Sorry didn't mean to be short here but most on this forum run into the situation where auditors pitch crap over the wall to see if it will stick all the time.
My general sugestion would be for IT Auditors to more a little more about IT other than just the "system process" or "general controls" or "master data protection" or "segregation of duties". How about learning networking, SQL or even a little bit about the application being audited?
My ideal auditor would suggest the high level issue, some possible courses of action and not LASER BEAM on one silly item.
In this specific case the target is the F9312. The ideal auditor would suggest "A method to ensure that the Security Administrator is restricted from altering the security audit table within the system. Another individual would have access to the history table for maintenance purposes and thus collusion would have to occur between the Security Administrator and this other individual".
Now the fact that you've pointed out that you can't do this in JDE is not a short coming of the product but merely a lack of insight. Since each auditor or firm will general recommend opposite things depending on which way the wind is blowing that day there is no system that can account for all of this.
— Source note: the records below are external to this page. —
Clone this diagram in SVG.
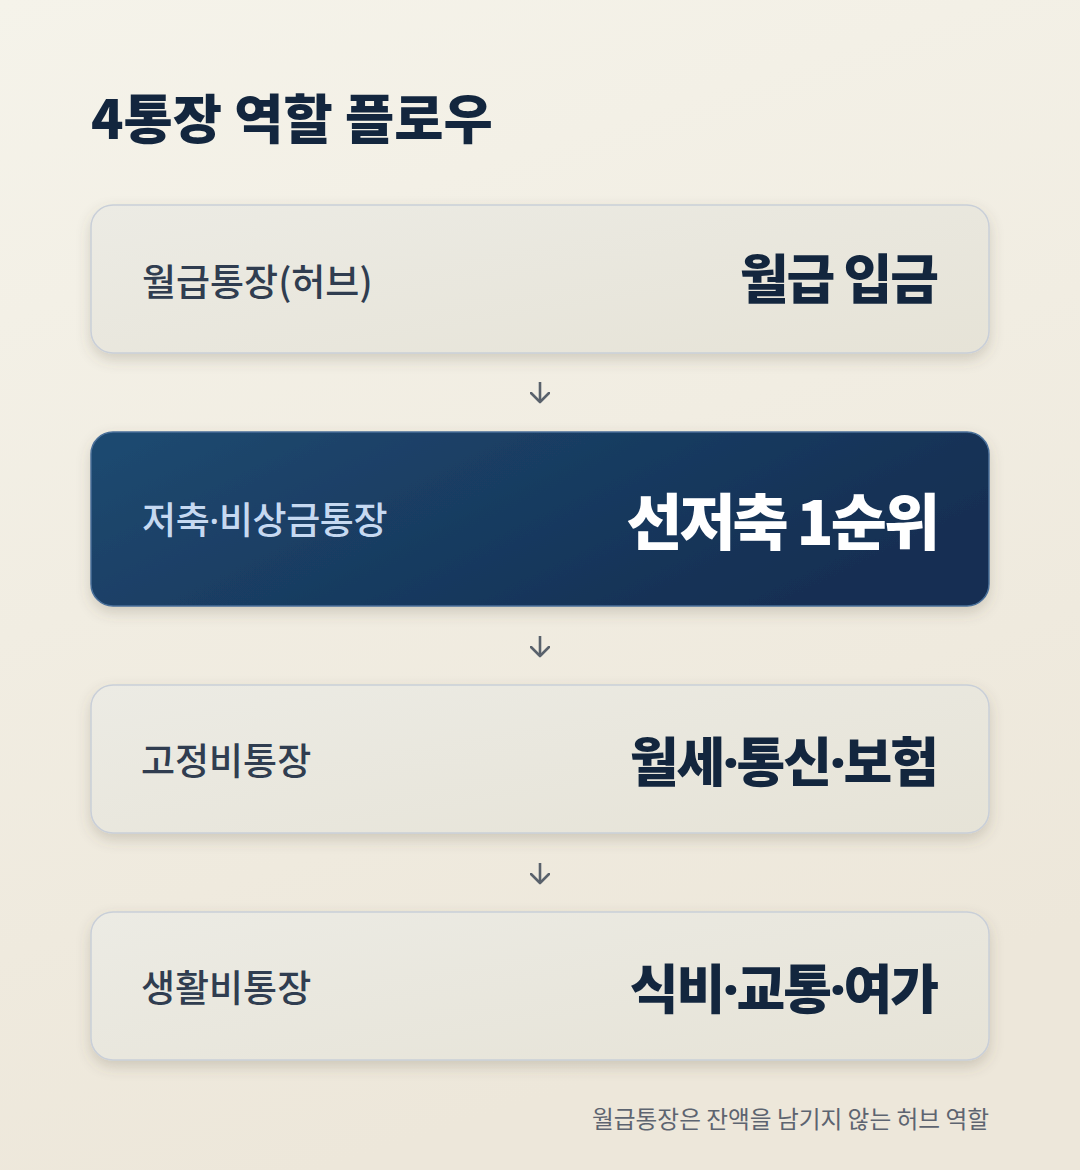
<svg xmlns="http://www.w3.org/2000/svg" width="1080" height="1170" viewBox="0 0 1080 1170">
<defs>
<linearGradient id="bg" x1="0" y1="0" x2="0.3" y2="1">
<stop offset="0" stop-color="#f5f3ea"/>
<stop offset="1" stop-color="#ede7da"/>
</linearGradient>
<linearGradient id="light" x1="0" y1="0" x2="1" y2="1">
<stop offset="0" stop-color="#ecebe4"/>
<stop offset="1" stop-color="#e6e3d7"/>
</linearGradient>
<linearGradient id="dark" x1="0" y1="0" x2="1" y2="0.4">
<stop offset="0" stop-color="#1f4a71"/>
<stop offset="1" stop-color="#132f53"/>
</linearGradient>
<filter id="sh" x="-10%" y="-20%" width="120%" height="150%">
<feDropShadow dx="0" dy="6" stdDeviation="7" flood-color="#5a5240" flood-opacity="0.22"/>
</filter>
<marker id="ah" viewBox="0 0 12 20" refX="10" refY="10" markerWidth="12" markerHeight="20" markerUnits="userSpaceOnUse" orient="auto">
<path d="M1,1 L10,10 L1,19" fill="none" stroke="#59616b" stroke-width="2.6" stroke-linecap="round" stroke-linejoin="round"/>
</marker>
</defs>
<style>
.t{font-family:"Noto Sans CJK KR","Noto Sans",sans-serif}
.d{font-family:"Noto Sans",sans-serif}
.title{font-size:53.5px;font-weight:900;fill:#13263e}
.lbl{font-size:37px;font-weight:500;fill:#303d50}
.val{font-size:53px;font-weight:900;fill:#13263e;text-anchor:end}
.card{fill:url(#light);stroke:#c9cfd8;stroke-width:1.5}
.conn{stroke:#59616b;stroke-width:2.6;fill:none}
.foot{font-size:23.7px;font-weight:400;fill:#5d6470;text-anchor:end}
</style>
<rect width="1080" height="1170" fill="url(#bg)"/>
<text class="t title" x="91" y="139">4통장 역할 플로우</text>

<g id="connectors">
<path class="conn" d="M540,382 L540,402" marker-end="url(#ah)"/>
<path class="conn" d="M540,636 L540,656" marker-end="url(#ah)"/>
<path class="conn" d="M540,863 L540,883" marker-end="url(#ah)"/>
</g>

<g id="node1">
<rect class="card" x="91" y="205" width="898" height="148" rx="22" filter="url(#sh)"/>
<text class="t lbl" x="142" y="296">월급통장(허브)</text>
<text class="t val" x="937" y="299" letter-spacing="-2">월급 입금</text>
</g>

<g id="node2">
<rect x="91" y="432" width="898" height="174" rx="22" fill="url(#dark)" stroke="#4a6f99" stroke-width="1.5" filter="url(#sh)"/>
<text class="t lbl" x="142" y="534" style="fill:#c6d9f1" letter-spacing="-0.4">저축<tspan class="d">·</tspan>비상금통장</text>
<text class="t val" x="937" y="545" style="fill:#ffffff;font-size:61px" letter-spacing="-3">선저축 1순위</text>
</g>

<g id="node3">
<rect class="card" x="91" y="685" width="898" height="148" rx="22" filter="url(#sh)"/>
<text class="t lbl" x="141" y="775">고정비통장</text>
<text class="t val" x="937" y="782" letter-spacing="-2">월세<tspan class="d">·</tspan>통신<tspan class="d">·</tspan>보험</text>
</g>

<g id="node4">
<rect class="card" x="91" y="912" width="898" height="148" rx="22" filter="url(#sh)"/>
<text class="t lbl" x="141" y="1002">생활비통장</text>
<text class="t val" x="937" y="1009" letter-spacing="-2">식비<tspan class="d">·</tspan>교통<tspan class="d">·</tspan>여가</text>
</g>

<text class="t foot" x="989" y="1128">월급통장은 잔액을 남기지 않는 허브 역할</text>
</svg>
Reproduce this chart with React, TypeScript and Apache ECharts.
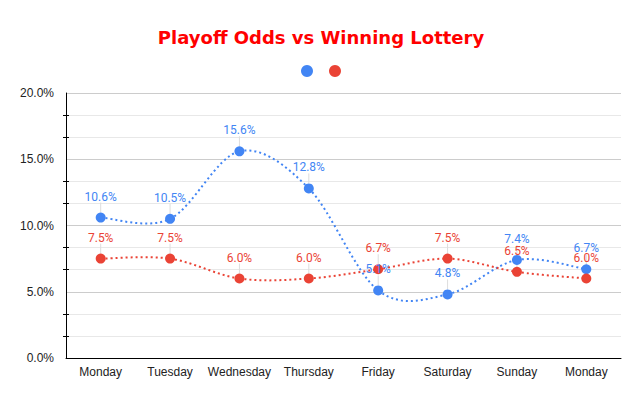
import React, { useEffect, useRef } from "react";
import * as echarts from "echarts";

const categories = ["Monday", "Tuesday", "Wednesday", "Thursday", "Friday", "Saturday", "Sunday", "Monday"];
const playoffOdds = [10.6, 10.5, 15.6, 12.8, 5.1, 4.8, 7.4, 6.7];
const winningLottery = [7.5, 7.5, 6.0, 6.0, 6.7, 7.5, 6.5, 6.0];
const seriesNames = ["Playoff Odds", "Winning Lottery"];
const colors = ["#4285F4", "#EA4335"];

export default function App() {
  const ref = useRef<HTMLDivElement>(null);
  useEffect(() => {
    document.body.style.margin = "0";
    const chart = echarts.init(ref.current!, null, { renderer: "svg" });

    const mkCurve = (values: number[], color: string) => ({
      type: "custom",
      data: values.map((v, i) => [i, v]),
      encode: { x: 0, y: 1 },
      silent: true,
      z: 1,
      renderItem: (params: any, api: any) => {
        const i = params.dataIndex;
        const n = values.length;
        if (i >= n - 1) return { type: "group", children: [] };
        const p = (k: number) => {
          const kk = Math.max(0, Math.min(n - 1, k));
          return api.coord([kk, values[kk]]);
        };
        const p0 = p(i - 1), p1 = p(i), p2 = p(i + 1), p3 = p(i + 2);
        return {
          type: "bezierCurve",
          shape: {
            x1: p1[0], y1: p1[1],
            x2: p2[0], y2: p2[1],
            cpx1: p1[0] + (p2[0] - p0[0]) / 6,
            cpy1: p1[1] + (p2[1] - p0[1]) / 6,
            cpx2: p2[0] - (p3[0] - p1[0]) / 6,
            cpy2: p2[1] - (p3[1] - p1[1]) / 6,
          },
          style: { stroke: color, lineWidth: 2, fill: "none", lineDash: [2, 3] },
        };
      },
    });

    const mkSeries = (name: string, data: number[], color: string) => ({
      name,
      type: "line",
      data,
      z: 3,
      symbol: "circle",
      symbolSize: 10,
      itemStyle: { color },
      lineStyle: { color, width: 0, opacity: 0 },
      label: {
        show: true,
        position: "top",
        distance: 4,
        color,
        fontSize: 12,
        fontFamily: "Roboto, Arial, sans-serif",
        formatter: (p: any) => p.value.toFixed(1) + "%",
      },
      labelLayout: { dy: -6 },
      labelLine: { show: true, lineStyle: { color: "#dddddd", width: 1 } },
    });

    chart.setOption({
      animation: false,
      backgroundColor: "#ffffff",
      color: colors,
      title: {
        text: "Playoff Odds vs Winning Lottery",
        left: "center",
        top: 23,
        textStyle: {
          color: "#ff0000",
          fontSize: 18,
          fontWeight: "bold",
          fontFamily: "'Comic Sans MS', 'DejaVu Sans', sans-serif",
        },
      },
      legend: {
        top: 60,
        left: "center",
        icon: "circle",
        itemWidth: 12,
        itemHeight: 12,
        itemGap: 16,
        formatter: () => "",
        data: seriesNames,
      },
      grid: { left: 66, top: 93, width: 555, height: 265, containLabel: false },
      xAxis: {
        type: "category",
        data: categories,
        boundaryGap: true,
        axisLine: { lineStyle: { color: "#000000", width: 1 } },
        axisTick: { show: false },
        axisLabel: {
          interval: 0,
          color: "#222222",
          fontSize: 12,
          fontFamily: "Arial, 'Liberation Sans', sans-serif",
          margin: 8,
        },
      },
      yAxis: [
        {
          type: "value",
          min: 0,
          max: 20,
          interval: 5,
          axisLine: { show: true, lineStyle: { color: "#000000", width: 1 } },
          axisTick: { show: false },
          minorTick: { show: true, splitNumber: 3, length: 3, lineStyle: { color: "#000000", width: 1 } },
          splitLine: { show: true, lineStyle: { color: "#cccccc", width: 1 } },
          minorSplitLine: { show: true, lineStyle: { color: "#e8e8e8", width: 1 } },
          axisLabel: {
            color: "#222222",
            fontSize: 12,
            fontFamily: "Arial, 'Liberation Sans', sans-serif",
            margin: 12,
            formatter: (v: number) => v.toFixed(1) + "%",
          },
        },
        {
          type: "value",
          position: "left",
          min: 0,
          max: 20,
          interval: 5,
          axisLine: { show: false },
          axisTick: { show: false, inside: true },
          minorTick: { show: true, splitNumber: 3, length: 3, lineStyle: { color: "#000000", width: 1 } },
          splitLine: { show: false },
          minorSplitLine: { show: false },
          axisLabel: { show: false },
        },
      ],
      series: [
        mkCurve(playoffOdds, colors[0]),
        mkCurve(winningLottery, colors[1]),
        mkSeries(seriesNames[0], playoffOdds, colors[0]),
        mkSeries(seriesNames[1], winningLottery, colors[1]),
      ],
    });
    return () => chart.dispose();
  }, []);
  return <div ref={ref} style={{ width: 642, height: 398 }} />;
}
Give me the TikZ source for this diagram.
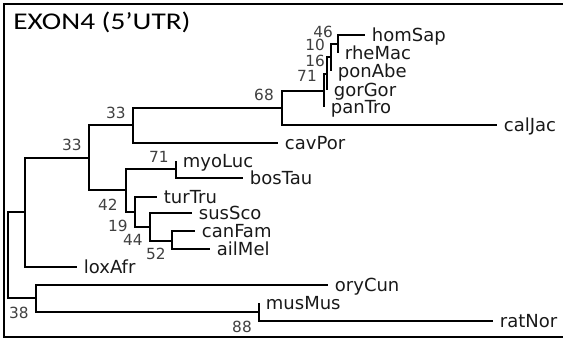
\documentclass[tikz,border=0pt]{standalone}
\usepackage{fontspec}
\usepackage{xcolor}
\setmainfont{DejaVu Sans}
\newfontfamily\titlefont[FakeStretch=1.22]{Carlito}
\definecolor{bootgray}{HTML}{404040}

\begin{document}
\begin{tikzpicture}[
  x=0.75pt, y=-0.75pt,
  branch/.style={line width=1.4pt},
  frame/.style={line width=1.5pt},
  leaf/.style={anchor=west, inner xsep=5pt, inner ysep=0pt,
               text height=9.8pt, text depth=0pt,
               font=\fontsize{13.5}{16}\selectfont, text=black!90},
  boot/.style={inner sep=0pt, font=\fontsize{11.5}{13}\selectfont, text=bootgray}
]
\useasboundingbox (0,0) rectangle (563,342);
\draw[frame] (570,4) -| (4,337) -- (570,337);

\node[anchor=base west, inner sep=0pt, font=\titlefont\fontsize{18}{21}\selectfont]
  (title) at (13,30) {EXON4 (5’UTR)};

% internal nodes
\coordinate (root) at (8,255);
\coordinate (nA)   at (25,212);
\coordinate (nB)   at (89,158);
\coordinate (nC)   at (133,125);
\coordinate (nD)   at (282,108);
\coordinate (n71)  at (324,91);
\coordinate (n16)  at (327,74);
\coordinate (n10)  at (331,57);
\coordinate (n46)  at (338,44);
\coordinate (nE)   at (126,190);
\coordinate (nBat) at (176,169);
\coordinate (n19)  at (135,212);
\coordinate (n44)  at (150,227);
\coordinate (n52)  at (172,241);
\coordinate (nG)   at (36,298);
\coordinate (n88)  at (259,312);

% leaves
\node[leaf] (homSap) at (365,35)  {homSap};
\node[leaf] (rheMac) at (338,53)  {rheMac};
\node[leaf] (ponAbe) at (331,71)  {ponAbe};
\node[leaf] (gorGor) at (327,90)  {gorGor};
\node[leaf] (panTro) at (324,107) {panTro};
\node[leaf] (calJac) at (497,125) {calJac};
\node[leaf] (cavPor) at (278,143) {cavPor};
\node[leaf] (myoLuc) at (176,161) {myoLuc};
\node[leaf] (bosTau) at (243,178) {bosTau};
\node[leaf] (turTru) at (157,197) {turTru};
\node[leaf] (susSco) at (192,213) {susSco};
\node[leaf] (canFam) at (195,231) {canFam};
\node[leaf] (ailMel) at (210,249) {ailMel};
\node[leaf] (loxAfr) at (77,267)  {loxAfr};
\node[leaf] (oryCun) at (328,285) {oryCun};
\node[leaf] (musMus) at (259,303) {musMus};
\node[leaf] (ratNor) at (493,321) {ratNor};

\foreach \p/\c in {root/nA, root/nG, nA/nB, nA/loxAfr, nB/nC, nB/nE,
    nC/nD, nC/cavPor, nD/n71, nD/calJac, n71/n16, n71/panTro,
    n16/n10, n16/gorGor, n10/n46, n10/ponAbe, n46/homSap, n46/rheMac,
    nE/nBat, nE/n19, nBat/myoLuc, nBat/bosTau, n19/turTru, n19/n44,
    n44/susSco, n44/n52, n52/canFam, n52/ailMel,
    nG/oryCun, nG/n88, n88/musMus, n88/ratNor}
  \draw[branch] (\p) |- (\c);

% bootstrap values
\node[boot] (b33a) at (72,145)  {33};
\node[boot] (b33b) at (116,113) {33};
\node[boot] (b68)  at (264,95)  {68};
\node[boot] (b71a) at (307,76)  {71};
\node[boot] (b16)  at (315,61)  {16};
\node[boot] (b10)  at (315,45)  {10};
\node[boot] (b46)  at (323,32)  {46};
\node[boot] (b71b) at (159,157) {71};
\node[boot] (b42)  at (108,205) {42};
\node[boot] (b19)  at (118,226) {19};
\node[boot] (b44)  at (133,240) {44};
\node[boot] (b52)  at (156,254) {52};
\node[boot] (b38)  at (19,313)  {38};
\node[boot] (b88)  at (242,327) {88};
\end{tikzpicture}
\end{document}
So since this can't be done in JDE........well don't do it in JDE.
We have a few fundamental items in play here: (1) Network, (2) Database, (3) Application. So we have 3 areas to layer security to gain the desired effect.
In this case I think the issue can be solved at the database level with a few statements:
REVOKE ALTER, DELETE ON sy812.F9312 FROM *PUBLIC;
GRANT ALTER, DELETE, INSERT, SELECT, UPDATE ON sy812.F9312 TO PROXYID1;
GRANT ALTER, DELETE, INSERT, SELECT, UPDATE ON sy812.F9312 TO PROXYID2;
GRANT ALTER, DELETE, INSERT, SELECT, UPDATE ON sy812.F9312 TO PROXYID3;
etc, etc.
So the simple answer would be to revoke the ALTER and DELETE permissions on the table to all database userids.